WHAT YOU SHOULD DO
Retype every line from the start of the data down to and including the line with "return (PB - yp) / ph". Skip the pictures.

RAW DATA
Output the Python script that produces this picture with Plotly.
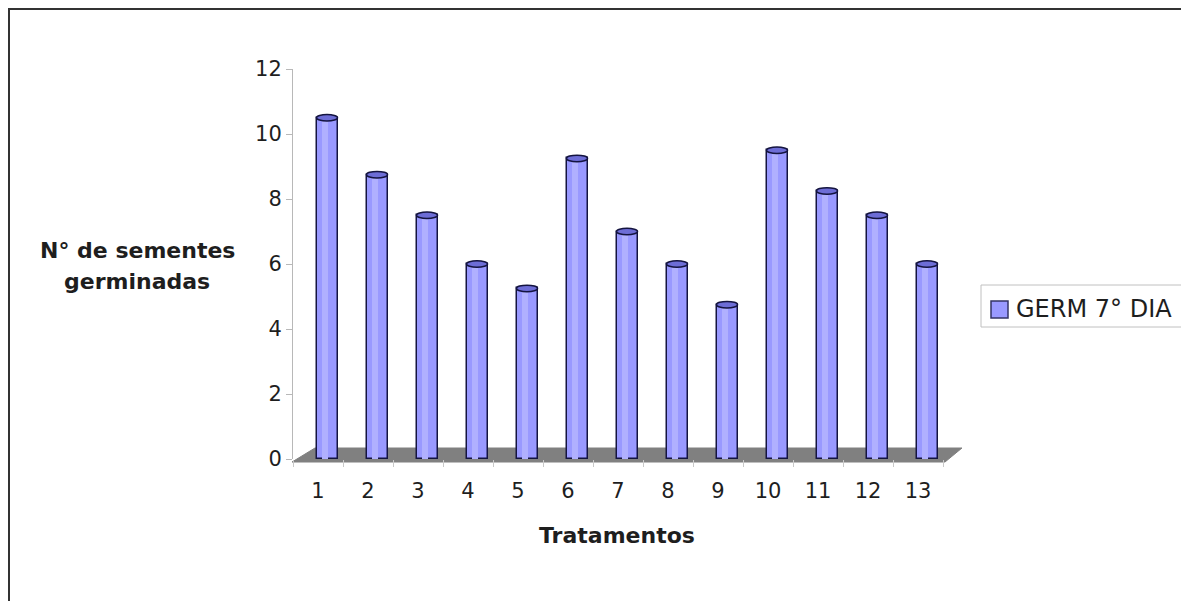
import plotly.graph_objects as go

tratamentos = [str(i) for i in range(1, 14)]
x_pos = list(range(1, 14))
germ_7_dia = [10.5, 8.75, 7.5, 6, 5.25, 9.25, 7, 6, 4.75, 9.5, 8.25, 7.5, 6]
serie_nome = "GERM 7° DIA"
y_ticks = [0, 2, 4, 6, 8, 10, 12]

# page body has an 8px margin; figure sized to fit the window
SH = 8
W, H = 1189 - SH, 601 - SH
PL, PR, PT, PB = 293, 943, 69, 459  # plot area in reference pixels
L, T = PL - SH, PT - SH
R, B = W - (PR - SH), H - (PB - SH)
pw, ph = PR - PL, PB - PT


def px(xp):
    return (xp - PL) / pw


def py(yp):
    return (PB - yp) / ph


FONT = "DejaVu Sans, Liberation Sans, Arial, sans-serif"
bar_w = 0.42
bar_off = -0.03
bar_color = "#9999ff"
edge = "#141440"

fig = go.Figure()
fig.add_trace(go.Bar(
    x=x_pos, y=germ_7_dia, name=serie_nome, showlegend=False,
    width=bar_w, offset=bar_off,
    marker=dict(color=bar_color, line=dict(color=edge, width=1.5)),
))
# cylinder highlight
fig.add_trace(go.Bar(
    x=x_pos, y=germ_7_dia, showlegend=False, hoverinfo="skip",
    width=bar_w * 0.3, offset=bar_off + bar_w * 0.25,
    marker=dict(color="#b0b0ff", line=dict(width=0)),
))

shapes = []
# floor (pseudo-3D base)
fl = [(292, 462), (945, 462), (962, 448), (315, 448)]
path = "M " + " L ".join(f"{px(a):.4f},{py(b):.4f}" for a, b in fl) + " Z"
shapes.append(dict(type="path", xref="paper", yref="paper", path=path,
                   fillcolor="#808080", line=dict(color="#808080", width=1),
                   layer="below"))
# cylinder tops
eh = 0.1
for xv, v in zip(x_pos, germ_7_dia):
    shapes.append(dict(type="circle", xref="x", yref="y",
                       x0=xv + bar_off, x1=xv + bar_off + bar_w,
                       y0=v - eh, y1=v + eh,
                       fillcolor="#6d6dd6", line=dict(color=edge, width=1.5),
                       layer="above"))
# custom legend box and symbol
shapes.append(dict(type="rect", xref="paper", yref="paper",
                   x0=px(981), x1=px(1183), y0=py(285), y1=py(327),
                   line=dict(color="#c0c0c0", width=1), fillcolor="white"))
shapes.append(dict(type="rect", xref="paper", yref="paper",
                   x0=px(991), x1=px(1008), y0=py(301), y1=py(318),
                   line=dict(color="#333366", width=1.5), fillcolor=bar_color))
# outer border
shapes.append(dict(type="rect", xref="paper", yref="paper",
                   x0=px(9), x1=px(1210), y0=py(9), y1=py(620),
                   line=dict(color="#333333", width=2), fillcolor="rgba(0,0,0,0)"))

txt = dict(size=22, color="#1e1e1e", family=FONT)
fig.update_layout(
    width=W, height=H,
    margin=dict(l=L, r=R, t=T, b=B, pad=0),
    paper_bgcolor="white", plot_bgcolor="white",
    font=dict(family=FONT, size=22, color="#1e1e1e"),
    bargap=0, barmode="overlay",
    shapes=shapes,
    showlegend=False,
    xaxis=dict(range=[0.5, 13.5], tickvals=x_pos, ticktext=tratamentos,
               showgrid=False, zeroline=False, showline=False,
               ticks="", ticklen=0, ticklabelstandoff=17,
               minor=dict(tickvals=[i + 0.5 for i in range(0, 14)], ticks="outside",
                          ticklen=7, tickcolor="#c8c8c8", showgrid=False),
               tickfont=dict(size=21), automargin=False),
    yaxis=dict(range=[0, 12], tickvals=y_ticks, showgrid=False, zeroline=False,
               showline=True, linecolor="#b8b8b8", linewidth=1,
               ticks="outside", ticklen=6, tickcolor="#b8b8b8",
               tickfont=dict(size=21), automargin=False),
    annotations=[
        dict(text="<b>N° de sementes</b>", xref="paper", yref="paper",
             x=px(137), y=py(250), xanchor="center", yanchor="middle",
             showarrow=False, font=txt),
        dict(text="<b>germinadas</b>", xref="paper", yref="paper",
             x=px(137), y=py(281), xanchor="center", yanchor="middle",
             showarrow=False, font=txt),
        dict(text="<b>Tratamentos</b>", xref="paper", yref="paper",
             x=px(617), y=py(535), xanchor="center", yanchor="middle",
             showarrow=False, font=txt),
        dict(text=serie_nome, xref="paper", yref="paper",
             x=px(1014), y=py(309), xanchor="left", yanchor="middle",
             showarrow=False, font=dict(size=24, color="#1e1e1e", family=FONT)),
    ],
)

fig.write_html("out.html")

TASK RESULT
Output the Python script that produces this picture with Plotly.
import plotly.graph_objects as go

tratamentos = [str(i) for i in range(1, 14)]
x_pos = list(range(1, 14))
germ_7_dia = [10.5, 8.75, 7.5, 6, 5.25, 9.25, 7, 6, 4.75, 9.5, 8.25, 7.5, 6]
serie_nome = "GERM 7° DIA"
y_ticks = [0, 2, 4, 6, 8, 10, 12]

# page body has an 8px margin; figure sized to fit the window
SH = 8
W, H = 1189 - SH, 601 - SH
PL, PR, PT, PB = 293, 943, 69, 459  # plot area in reference pixels
L, T = PL - SH, PT - SH
R, B = W - (PR - SH), H - (PB - SH)
pw, ph = PR - PL, PB - PT


def px(xp):
    return (xp - PL) / pw


def py(yp):
    return (PB - yp) / ph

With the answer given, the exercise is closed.